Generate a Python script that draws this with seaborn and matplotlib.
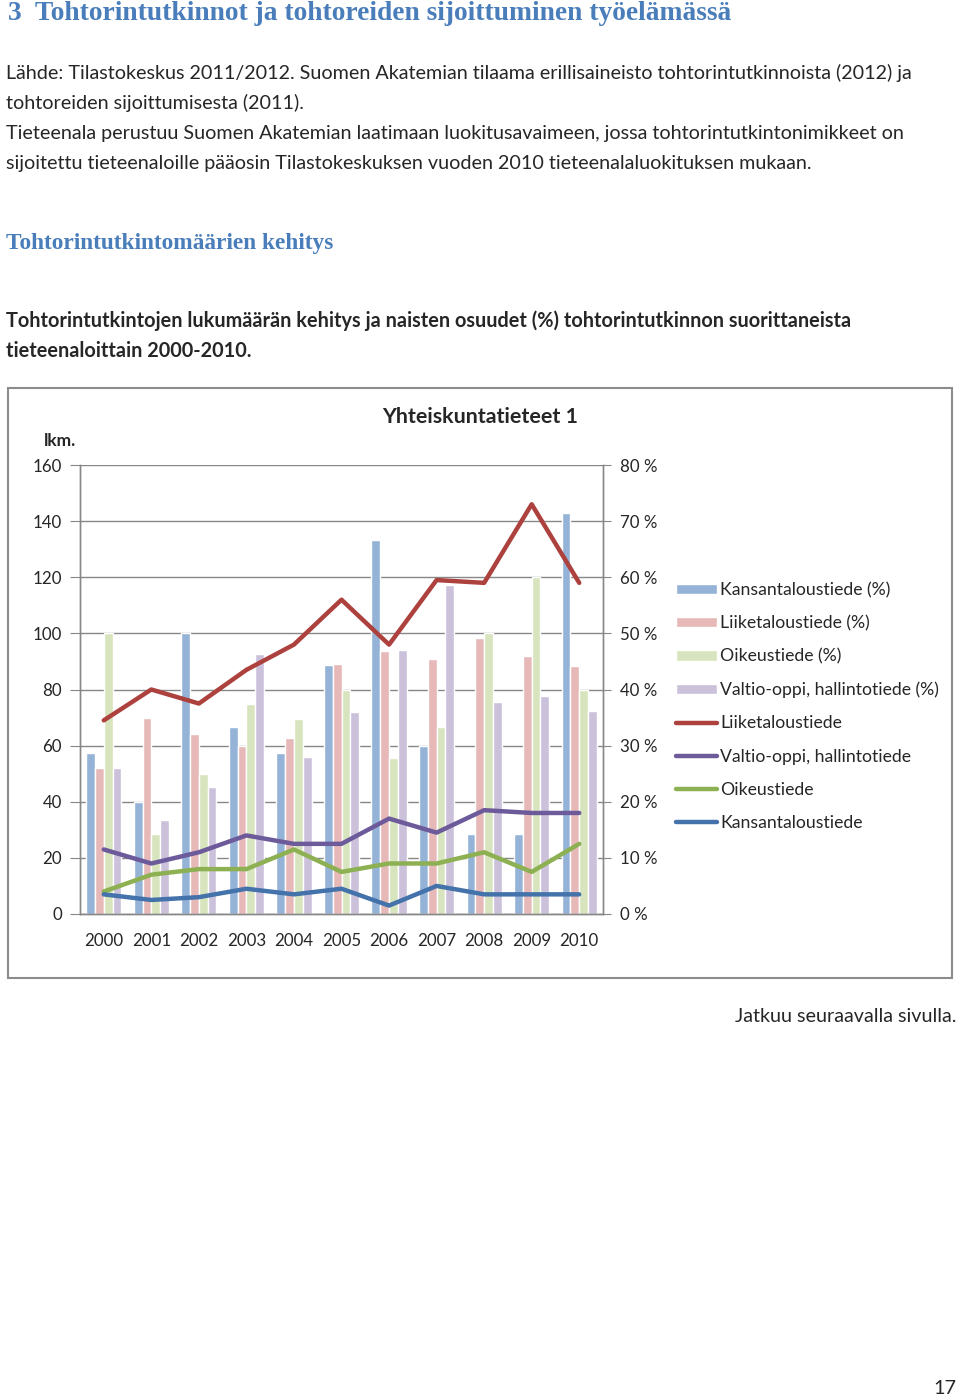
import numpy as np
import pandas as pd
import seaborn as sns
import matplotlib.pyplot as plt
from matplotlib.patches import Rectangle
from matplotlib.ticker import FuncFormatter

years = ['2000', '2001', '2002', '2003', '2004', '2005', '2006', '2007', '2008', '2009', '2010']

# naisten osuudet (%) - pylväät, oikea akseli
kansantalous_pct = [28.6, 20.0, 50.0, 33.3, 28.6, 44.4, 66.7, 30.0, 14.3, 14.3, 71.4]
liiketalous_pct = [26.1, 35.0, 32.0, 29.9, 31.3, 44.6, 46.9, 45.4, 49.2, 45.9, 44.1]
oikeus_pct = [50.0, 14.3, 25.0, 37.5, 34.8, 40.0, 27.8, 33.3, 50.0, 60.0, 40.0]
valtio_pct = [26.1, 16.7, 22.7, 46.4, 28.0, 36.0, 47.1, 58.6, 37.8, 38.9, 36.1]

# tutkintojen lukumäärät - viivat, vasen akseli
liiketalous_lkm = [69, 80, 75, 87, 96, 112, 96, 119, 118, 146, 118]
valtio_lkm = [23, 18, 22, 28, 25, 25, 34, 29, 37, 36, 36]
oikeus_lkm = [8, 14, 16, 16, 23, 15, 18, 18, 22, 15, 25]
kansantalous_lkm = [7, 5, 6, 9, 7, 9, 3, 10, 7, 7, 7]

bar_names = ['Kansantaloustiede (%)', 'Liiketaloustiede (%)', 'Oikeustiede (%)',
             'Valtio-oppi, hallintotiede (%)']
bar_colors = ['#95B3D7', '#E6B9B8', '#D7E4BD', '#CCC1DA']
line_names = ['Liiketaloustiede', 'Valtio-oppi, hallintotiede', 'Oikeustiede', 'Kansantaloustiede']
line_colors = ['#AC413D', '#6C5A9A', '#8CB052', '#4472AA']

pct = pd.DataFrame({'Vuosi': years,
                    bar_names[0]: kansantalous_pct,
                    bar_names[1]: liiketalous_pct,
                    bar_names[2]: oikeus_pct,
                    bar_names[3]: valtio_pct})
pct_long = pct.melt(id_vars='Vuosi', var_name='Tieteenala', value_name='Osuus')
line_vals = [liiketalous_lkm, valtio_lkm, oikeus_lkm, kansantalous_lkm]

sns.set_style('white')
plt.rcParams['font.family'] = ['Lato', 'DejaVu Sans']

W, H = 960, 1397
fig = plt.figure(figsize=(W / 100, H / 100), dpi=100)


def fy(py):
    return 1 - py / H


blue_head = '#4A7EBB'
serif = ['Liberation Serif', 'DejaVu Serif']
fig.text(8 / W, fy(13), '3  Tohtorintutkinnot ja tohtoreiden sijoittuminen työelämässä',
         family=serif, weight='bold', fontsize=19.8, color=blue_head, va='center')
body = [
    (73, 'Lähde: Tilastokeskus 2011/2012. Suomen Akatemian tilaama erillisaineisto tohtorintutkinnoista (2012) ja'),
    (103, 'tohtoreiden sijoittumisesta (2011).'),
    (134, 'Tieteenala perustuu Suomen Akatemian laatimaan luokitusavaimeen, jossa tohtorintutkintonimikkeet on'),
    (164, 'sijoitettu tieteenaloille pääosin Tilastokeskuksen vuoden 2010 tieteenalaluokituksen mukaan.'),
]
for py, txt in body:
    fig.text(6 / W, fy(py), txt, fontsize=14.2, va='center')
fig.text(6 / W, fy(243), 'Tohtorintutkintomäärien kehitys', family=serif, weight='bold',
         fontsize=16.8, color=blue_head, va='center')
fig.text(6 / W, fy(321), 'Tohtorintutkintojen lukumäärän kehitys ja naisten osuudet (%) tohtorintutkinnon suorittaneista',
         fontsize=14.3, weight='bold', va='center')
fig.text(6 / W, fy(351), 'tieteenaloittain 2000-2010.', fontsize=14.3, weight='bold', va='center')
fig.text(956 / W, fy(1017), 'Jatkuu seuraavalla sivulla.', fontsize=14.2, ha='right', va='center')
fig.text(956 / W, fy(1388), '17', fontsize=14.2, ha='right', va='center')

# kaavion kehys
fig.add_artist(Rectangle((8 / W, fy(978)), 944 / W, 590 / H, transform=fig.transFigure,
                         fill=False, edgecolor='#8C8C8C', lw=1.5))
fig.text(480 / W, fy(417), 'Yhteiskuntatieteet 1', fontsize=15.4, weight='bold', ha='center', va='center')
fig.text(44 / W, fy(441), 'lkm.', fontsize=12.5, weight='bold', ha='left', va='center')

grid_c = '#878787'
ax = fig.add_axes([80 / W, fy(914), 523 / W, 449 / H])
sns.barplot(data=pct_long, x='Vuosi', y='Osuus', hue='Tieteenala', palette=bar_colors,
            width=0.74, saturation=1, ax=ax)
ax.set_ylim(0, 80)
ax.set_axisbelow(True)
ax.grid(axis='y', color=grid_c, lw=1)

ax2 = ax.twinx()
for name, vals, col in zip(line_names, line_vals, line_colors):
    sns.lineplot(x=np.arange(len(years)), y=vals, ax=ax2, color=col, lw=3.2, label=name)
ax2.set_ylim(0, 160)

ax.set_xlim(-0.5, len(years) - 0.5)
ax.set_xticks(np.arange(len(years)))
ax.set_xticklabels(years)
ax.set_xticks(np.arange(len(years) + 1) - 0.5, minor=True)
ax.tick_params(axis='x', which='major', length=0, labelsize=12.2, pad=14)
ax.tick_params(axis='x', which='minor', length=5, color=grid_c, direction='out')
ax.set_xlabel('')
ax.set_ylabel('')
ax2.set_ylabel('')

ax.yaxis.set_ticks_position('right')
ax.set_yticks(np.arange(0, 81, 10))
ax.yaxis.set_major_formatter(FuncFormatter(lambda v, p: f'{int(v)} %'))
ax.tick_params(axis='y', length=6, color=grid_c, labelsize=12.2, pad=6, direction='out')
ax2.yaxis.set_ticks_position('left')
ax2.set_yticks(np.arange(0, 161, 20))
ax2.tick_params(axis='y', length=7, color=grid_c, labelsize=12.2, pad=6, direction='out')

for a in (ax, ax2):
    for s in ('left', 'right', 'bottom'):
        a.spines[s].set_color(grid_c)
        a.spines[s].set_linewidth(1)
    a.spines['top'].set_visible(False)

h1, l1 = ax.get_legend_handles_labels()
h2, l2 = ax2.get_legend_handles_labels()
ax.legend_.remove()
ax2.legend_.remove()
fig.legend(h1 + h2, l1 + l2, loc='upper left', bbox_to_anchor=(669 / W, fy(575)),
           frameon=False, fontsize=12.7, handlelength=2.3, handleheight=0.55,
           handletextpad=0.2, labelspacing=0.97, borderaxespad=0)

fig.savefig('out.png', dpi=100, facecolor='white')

----

→ **Short problem**: Give again, word for word, every line from the top of the data above to the line holding "10, 7, 7, 7]", inclusive, with the pictures left out.

→ **Solution**:
Generate a Python script that draws this with seaborn and matplotlib.
import numpy as np
import pandas as pd
import seaborn as sns
import matplotlib.pyplot as plt
from matplotlib.patches import Rectangle
from matplotlib.ticker import FuncFormatter

years = ['2000', '2001', '2002', '2003', '2004', '2005', '2006', '2007', '2008', '2009', '2010']

# naisten osuudet (%) - pylväät, oikea akseli
kansantalous_pct = [28.6, 20.0, 50.0, 33.3, 28.6, 44.4, 66.7, 30.0, 14.3, 14.3, 71.4]
liiketalous_pct = [26.1, 35.0, 32.0, 29.9, 31.3, 44.6, 46.9, 45.4, 49.2, 45.9, 44.1]
oikeus_pct = [50.0, 14.3, 25.0, 37.5, 34.8, 40.0, 27.8, 33.3, 50.0, 60.0, 40.0]
valtio_pct = [26.1, 16.7, 22.7, 46.4, 28.0, 36.0, 47.1, 58.6, 37.8, 38.9, 36.1]

# tutkintojen lukumäärät - viivat, vasen akseli
liiketalous_lkm = [69, 80, 75, 87, 96, 112, 96, 119, 118, 146, 118]
valtio_lkm = [23, 18, 22, 28, 25, 25, 34, 29, 37, 36, 36]
oikeus_lkm = [8, 14, 16, 16, 23, 15, 18, 18, 22, 15, 25]
kansantalous_lkm = [7, 5, 6, 9, 7, 9, 3, 10, 7, 7, 7]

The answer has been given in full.